[Written request]: Transcribe the material in full. Nothing should differ except that the pictures are left out.

— BEGIN Material provided —

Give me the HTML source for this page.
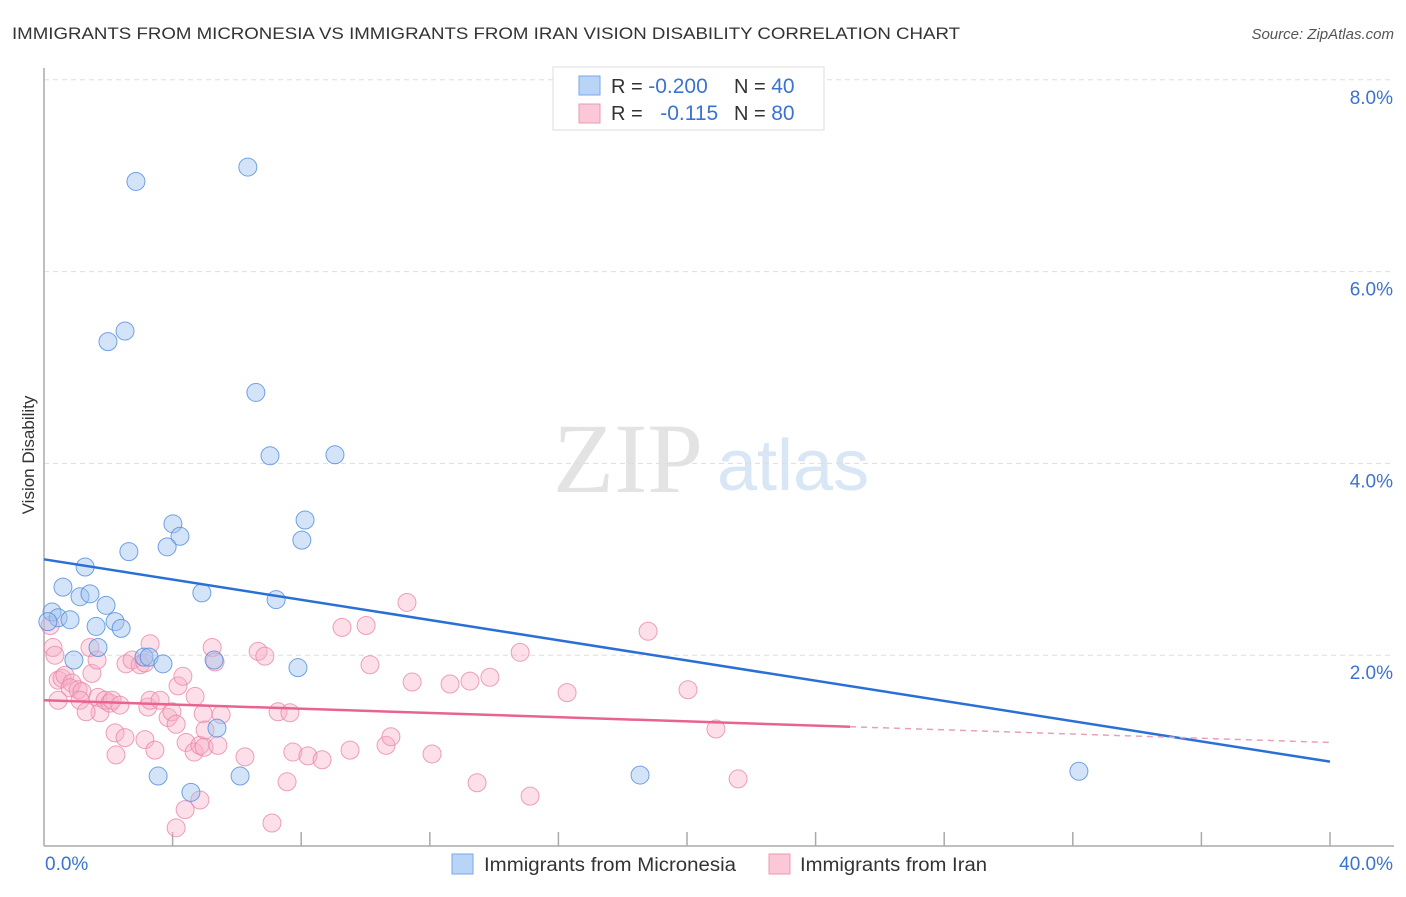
<!DOCTYPE html>
<html><head><meta charset="utf-8"><style>
body{margin:0;background:#fff;font-family:"Liberation Sans",sans-serif}
</style></head><body>
<svg id="c" width="1406" height="892" xmlns="http://www.w3.org/2000/svg">
<text x="12" y="39" font-size="17" fill="#333" textLength="948" lengthAdjust="spacingAndGlyphs">IMMIGRANTS FROM MICRONESIA VS IMMIGRANTS FROM IRAN VISION DISABILITY CORRELATION CHART</text>
<text x="1394" y="39" font-size="15" fill="#555" font-style="italic" text-anchor="end">Source: ZipAtlas.com</text>
<text x="0" y="0" transform="translate(34,455) rotate(-90)" font-size="17" fill="#333" text-anchor="middle">Vision Disability</text>
<g>
<text x="553" y="492" font-family="Liberation Serif,serif" font-size="100" fill="#e3e3e3">ZIP</text>
<text x="717" y="490" font-size="72" fill="#d8e6f6">atlas</text>
</g>
<g id="grid"></g><g id="axes"></g><g id="pts"></g><g id="trend"></g>
<g>
<rect x="553" y="67" width="271" height="63" fill="#fff" stroke="#ddd"/>
<rect x="579" y="76" width="21" height="19" fill="#b8d4f6" stroke="#7aa8e8"/>
<rect x="579" y="104" width="21" height="19" fill="#fac8d6" stroke="#eb9ab4"/>
<text x="611" y="93" font-size="20" fill="#333">R = <tspan fill="#3a74d0" font-size="21">-0.200</tspan></text>
<text x="734" y="93" font-size="20" fill="#333">N = <tspan fill="#3a74d0" font-size="21">40</tspan></text>
<text x="611" y="120" font-size="20" fill="#333">R = <tspan fill="#3a74d0" dx="12" font-size="21">-0.115</tspan></text>
<text x="734" y="120" font-size="20" fill="#333">N = <tspan fill="#3a74d0" font-size="21">80</tspan></text>
</g>
<g>
<rect x="452" y="854" width="21" height="20" fill="#b8d4f6" stroke="#7aa8e8"/>
<text x="484" y="871" font-size="19" fill="#333" textLength="252" lengthAdjust="spacingAndGlyphs">Immigrants from Micronesia</text>
<rect x="769" y="854" width="21" height="20" fill="#fac8d6" stroke="#eb9ab4"/>
<text x="800" y="871" font-size="19" fill="#333" textLength="187" lengthAdjust="spacingAndGlyphs">Immigrants from Iran</text>
</g>
</svg>
<script>
const blueX=[2.86,6.34,1.99,2.52,6.59,7.03,9.05,4.01,4.23,3.83,8.12,8.02,2.64,1.28,0.59,4.91,1.12,1.43,1.93,7.22,0.25,0.44,0.81,0.12,1.62,2.21,2.40,1.68,3.11,3.27,0.93,3.70,5.29,7.90,5.38,3.55,6.10,4.57,18.54,32.19];
const blueY=[6.94,7.09,5.27,5.38,4.74,4.08,4.09,3.37,3.24,3.13,3.41,3.20,3.08,2.92,2.71,2.65,2.61,2.64,2.52,2.58,2.45,2.39,2.37,2.35,2.30,2.35,2.28,2.08,1.98,1.98,1.95,1.91,1.95,1.87,1.24,0.74,0.74,0.57,0.75,0.79];
const pinkX=[0.19,0.28,0.34,0.44,0.56,0.65,0.87,0.81,1.06,1.18,1.12,1.49,1.43,1.68,1.74,1.31,1.90,2.05,2.12,2.21,2.24,2.36,2.55,2.52,2.74,2.99,3.14,3.30,3.14,3.23,3.30,3.45,3.61,3.86,3.98,4.11,4.17,4.32,4.42,4.67,4.70,4.85,4.98,4.95,5.23,5.32,5.41,5.01,5.51,4.39,4.11,4.85,6.25,6.66,6.87,7.28,7.65,7.56,7.09,7.74,8.21,8.65,9.27,9.52,10.02,10.14,10.64,10.79,11.29,11.45,12.07,12.63,13.25,13.47,13.87,14.81,15.12,16.27,18.79,20.03,20.90,21.59,1.65,0.44];
const pinkY=[2.31,2.08,2.00,1.74,1.76,1.79,1.71,1.66,1.64,1.62,1.53,1.81,2.08,1.56,1.40,1.41,1.53,1.50,1.53,1.19,0.96,1.48,1.91,1.14,1.95,1.90,1.92,2.12,1.12,1.46,1.53,1.01,1.53,1.35,1.41,1.28,1.68,1.78,1.09,0.99,1.57,1.06,1.04,1.39,2.08,1.93,1.06,1.22,1.38,0.39,0.20,0.49,0.94,2.04,1.99,1.41,1.40,0.68,0.25,0.99,0.95,0.91,2.29,1.01,2.31,1.90,1.06,1.15,2.55,1.72,0.97,1.70,1.73,0.67,1.77,2.03,0.53,1.61,2.25,1.64,1.23,0.71,1.95,1.53];
const yTicks=[2,4,6,8];
const yTickLabels=["2.0%","4.0%","6.0%","8.0%"];
const xTicks=[4,8,12,16,20,24,28,32,36,40];
const blueTrend=[3.0,0.89];
const pinkTrend=[1.53,1.09];
const pinkSolidEnd=25.07;
const NS="http://www.w3.org/2000/svg";
const sx=v=>44+v*32.15, sy=v=>847-v*95.9;
function mk(p,t,a){const e=document.createElementNS(NS,t);for(const k in a)e.setAttribute(k,a[k]);p.appendChild(e);return e;}
const grid=document.getElementById('grid'),axes=document.getElementById('axes'),pts=document.getElementById('pts'),tr=document.getElementById('trend');
yTicks.forEach((t,i)=>{
 const l=mk(grid,'line',{x1:44,x2:1394,y1:sy(t),y2:sy(t),stroke:'#ddd','stroke-dasharray':'5,4'});
 
 
 const tx=mk(grid,'text',{x:1393,y:sy(t)+24,'font-size':19,fill:'#3a74d0','text-anchor':'end'});
 tx.textContent=yTickLabels[i];
 
 
});
mk(axes,'line',{x1:44,x2:44,y1:68,y2:846,stroke:'#aaa','stroke-width':1.5});
mk(axes,'line',{x1:44,x2:1394,y1:846,y2:846,stroke:'#aaa','stroke-width':1.5});
xTicks.forEach(t=>{const l=mk(axes,'line',{x1:sx(t),x2:sx(t),y1:832,y2:846,stroke:'#aaa','stroke-width':1.5});
 
 });
let a=mk(axes,'text',{x:45,y:870,'font-size':19,fill:'#3a74d0'});a.textContent='0.0%';


a=mk(axes,'text',{x:1393,y:870,'font-size':19,fill:'#3a74d0','text-anchor':'end'});a.textContent='40.0%';


pinkX.forEach((x,i)=>{const c=mk(pts,'circle',{cx:sx(x),cy:sy(pinkY[i]),r:9,fill:'rgba(248,175,198,0.4)',stroke:'rgba(232,130,165,0.75)'});
 
 });
blueX.forEach((x,i)=>{const c=mk(pts,'circle',{cx:sx(x),cy:sy(blueY[i]),r:9,fill:'rgba(160,196,240,0.45)',stroke:'rgba(80,140,220,0.8)'});
 
 });
let l=mk(tr,'line',{x1:sx(0),y1:sy(blueTrend[0]),x2:sx(40),y2:sy(blueTrend[1]),stroke:'#2a6fd6','stroke-width':2.5});


const pe=pinkTrend[0]+(pinkTrend[1]-pinkTrend[0])*pinkSolidEnd/40;
l=mk(tr,'line',{x1:sx(0),y1:sy(pinkTrend[0]),x2:sx(pinkSolidEnd),y2:sy(pe),stroke:'#e8648f','stroke-width':2.5});


l=mk(tr,'line',{x1:sx(pinkSolidEnd),y1:sy(pe),x2:sx(40),y2:sy(pinkTrend[1]),stroke:'#e8a0b8','stroke-width':1.5,'stroke-dasharray':'6,5'});


</script>
</body></html>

— END Material provided —

[Correct output]:
Give me the HTML source for this page.
<!DOCTYPE html>
<html><head><meta charset="utf-8"><style>
body{margin:0;background:#fff;font-family:"Liberation Sans",sans-serif}
</style></head><body>
<svg id="c" width="1406" height="892" xmlns="http://www.w3.org/2000/svg">
<text x="12" y="39" font-size="17" fill="#333" textLength="948" lengthAdjust="spacingAndGlyphs">IMMIGRANTS FROM MICRONESIA VS IMMIGRANTS FROM IRAN VISION DISABILITY CORRELATION CHART</text>
<text x="1394" y="39" font-size="15" fill="#555" font-style="italic" text-anchor="end">Source: ZipAtlas.com</text>
<text x="0" y="0" transform="translate(34,455) rotate(-90)" font-size="17" fill="#333" text-anchor="middle">Vision Disability</text>
<g>
<text x="553" y="492" font-family="Liberation Serif,serif" font-size="100" fill="#e3e3e3">ZIP</text>
<text x="717" y="490" font-size="72" fill="#d8e6f6">atlas</text>
</g>
<g id="grid"></g><g id="axes"></g><g id="pts"></g><g id="trend"></g>
<g>
<rect x="553" y="67" width="271" height="63" fill="#fff" stroke="#ddd"/>
<rect x="579" y="76" width="21" height="19" fill="#b8d4f6" stroke="#7aa8e8"/>
<rect x="579" y="104" width="21" height="19" fill="#fac8d6" stroke="#eb9ab4"/>
<text x="611" y="93" font-size="20" fill="#333">R = <tspan fill="#3a74d0" font-size="21">-0.200</tspan></text>
<text x="734" y="93" font-size="20" fill="#333">N = <tspan fill="#3a74d0" font-size="21">40</tspan></text>
<text x="611" y="120" font-size="20" fill="#333">R = <tspan fill="#3a74d0" dx="12" font-size="21">-0.115</tspan></text>
<text x="734" y="120" font-size="20" fill="#333">N = <tspan fill="#3a74d0" font-size="21">80</tspan></text>
</g>
<g>
<rect x="452" y="854" width="21" height="20" fill="#b8d4f6" stroke="#7aa8e8"/>
<text x="484" y="871" font-size="19" fill="#333" textLength="252" lengthAdjust="spacingAndGlyphs">Immigrants from Micronesia</text>
<rect x="769" y="854" width="21" height="20" fill="#fac8d6" stroke="#eb9ab4"/>
<text x="800" y="871" font-size="19" fill="#333" textLength="187" lengthAdjust="spacingAndGlyphs">Immigrants from Iran</text>
</g>
</svg>
<script>
const blueX=[2.86,6.34,1.99,2.52,6.59,7.03,9.05,4.01,4.23,3.83,8.12,8.02,2.64,1.28,0.59,4.91,1.12,1.43,1.93,7.22,0.25,0.44,0.81,0.12,1.62,2.21,2.40,1.68,3.11,3.27,0.93,3.70,5.29,7.90,5.38,3.55,6.10,4.57,18.54,32.19];
const blueY=[6.94,7.09,5.27,5.38,4.74,4.08,4.09,3.37,3.24,3.13,3.41,3.20,3.08,2.92,2.71,2.65,2.61,2.64,2.52,2.58,2.45,2.39,2.37,2.35,2.30,2.35,2.28,2.08,1.98,1.98,1.95,1.91,1.95,1.87,1.24,0.74,0.74,0.57,0.75,0.79];
const pinkX=[0.19,0.28,0.34,0.44,0.56,0.65,0.87,0.81,1.06,1.18,1.12,1.49,1.43,1.68,1.74,1.31,1.90,2.05,2.12,2.21,2.24,2.36,2.55,2.52,2.74,2.99,3.14,3.30,3.14,3.23,3.30,3.45,3.61,3.86,3.98,4.11,4.17,4.32,4.42,4.67,4.70,4.85,4.98,4.95,5.23,5.32,5.41,5.01,5.51,4.39,4.11,4.85,6.25,6.66,6.87,7.28,7.65,7.56,7.09,7.74,8.21,8.65,9.27,9.52,10.02,10.14,10.64,10.79,11.29,11.45,12.07,12.63,13.25,13.47,13.87,14.81,15.12,16.27,18.79,20.03,20.90,21.59,1.65,0.44];
const pinkY=[2.31,2.08,2.00,1.74,1.76,1.79,1.71,1.66,1.64,1.62,1.53,1.81,2.08,1.56,1.40,1.41,1.53,1.50,1.53,1.19,0.96,1.48,1.91,1.14,1.95,1.90,1.92,2.12,1.12,1.46,1.53,1.01,1.53,1.35,1.41,1.28,1.68,1.78,1.09,0.99,1.57,1.06,1.04,1.39,2.08,1.93,1.06,1.22,1.38,0.39,0.20,0.49,0.94,2.04,1.99,1.41,1.40,0.68,0.25,0.99,0.95,0.91,2.29,1.01,2.31,1.90,1.06,1.15,2.55,1.72,0.97,1.70,1.73,0.67,1.77,2.03,0.53,1.61,2.25,1.64,1.23,0.71,1.95,1.53];
const yTicks=[2,4,6,8];
const yTickLabels=["2.0%","4.0%","6.0%","8.0%"];
const xTicks=[4,8,12,16,20,24,28,32,36,40];
const blueTrend=[3.0,0.89];
const pinkTrend=[1.53,1.09];
const pinkSolidEnd=25.07;
const NS="http://www.w3.org/2000/svg";
const sx=v=>44+v*32.15, sy=v=>847-v*95.9;
function mk(p,t,a){const e=document.createElementNS(NS,t);for(const k in a)e.setAttribute(k,a[k]);p.appendChild(e);return e;}
const grid=document.getElementById('grid'),axes=document.getElementById('axes'),pts=document.getElementById('pts'),tr=document.getElementById('trend');
yTicks.forEach((t,i)=>{
 const l=mk(grid,'line',{x1:44,x2:1394,y1:sy(t),y2:sy(t),stroke:'#ddd','stroke-dasharray':'5,4'});
 
 
 const tx=mk(grid,'text',{x:1393,y:sy(t)+24,'font-size':19,fill:'#3a74d0','text-anchor':'end'});
 tx.textContent=yTickLabels[i];
 
 
});
mk(axes,'line',{x1:44,x2:44,y1:68,y2:846,stroke:'#aaa','stroke-width':1.5});
mk(axes,'line',{x1:44,x2:1394,y1:846,y2:846,stroke:'#aaa','stroke-width':1.5});
xTicks.forEach(t=>{const l=mk(axes,'line',{x1:sx(t),x2:sx(t),y1:832,y2:846,stroke:'#aaa','stroke-width':1.5});
 
 });
let a=mk(axes,'text',{x:45,y:870,'font-size':19,fill:'#3a74d0'});a.textContent='0.0%';


a=mk(axes,'text',{x:1393,y:870,'font-size':19,fill:'#3a74d0','text-anchor':'end'});a.textContent='40.0%';


pinkX.forEach((x,i)=>{const c=mk(pts,'circle',{cx:sx(x),cy:sy(pinkY[i]),r:9,fill:'rgba(248,175,198,0.4)',stroke:'rgba(232,130,165,0.75)'});
 
 });
blueX.forEach((x,i)=>{const c=mk(pts,'circle',{cx:sx(x),cy:sy(blueY[i]),r:9,fill:'rgba(160,196,240,0.45)',stroke:'rgba(80,140,220,0.8)'});
 
 });
let l=mk(tr,'line',{x1:sx(0),y1:sy(blueTrend[0]),x2:sx(40),y2:sy(blueTrend[1]),stroke:'#2a6fd6','stroke-width':2.5});


const pe=pinkTrend[0]+(pinkTrend[1]-pinkTrend[0])*pinkSolidEnd/40;
l=mk(tr,'line',{x1:sx(0),y1:sy(pinkTrend[0]),x2:sx(pinkSolidEnd),y2:sy(pe),stroke:'#e8648f','stroke-width':2.5});


l=mk(tr,'line',{x1:sx(pinkSolidEnd),y1:sy(pe),x2:sx(40),y2:sy(pinkTrend[1]),stroke:'#e8a0b8','stroke-width':1.5,'stroke-dasharray':'6,5'});


</script>
</body></html>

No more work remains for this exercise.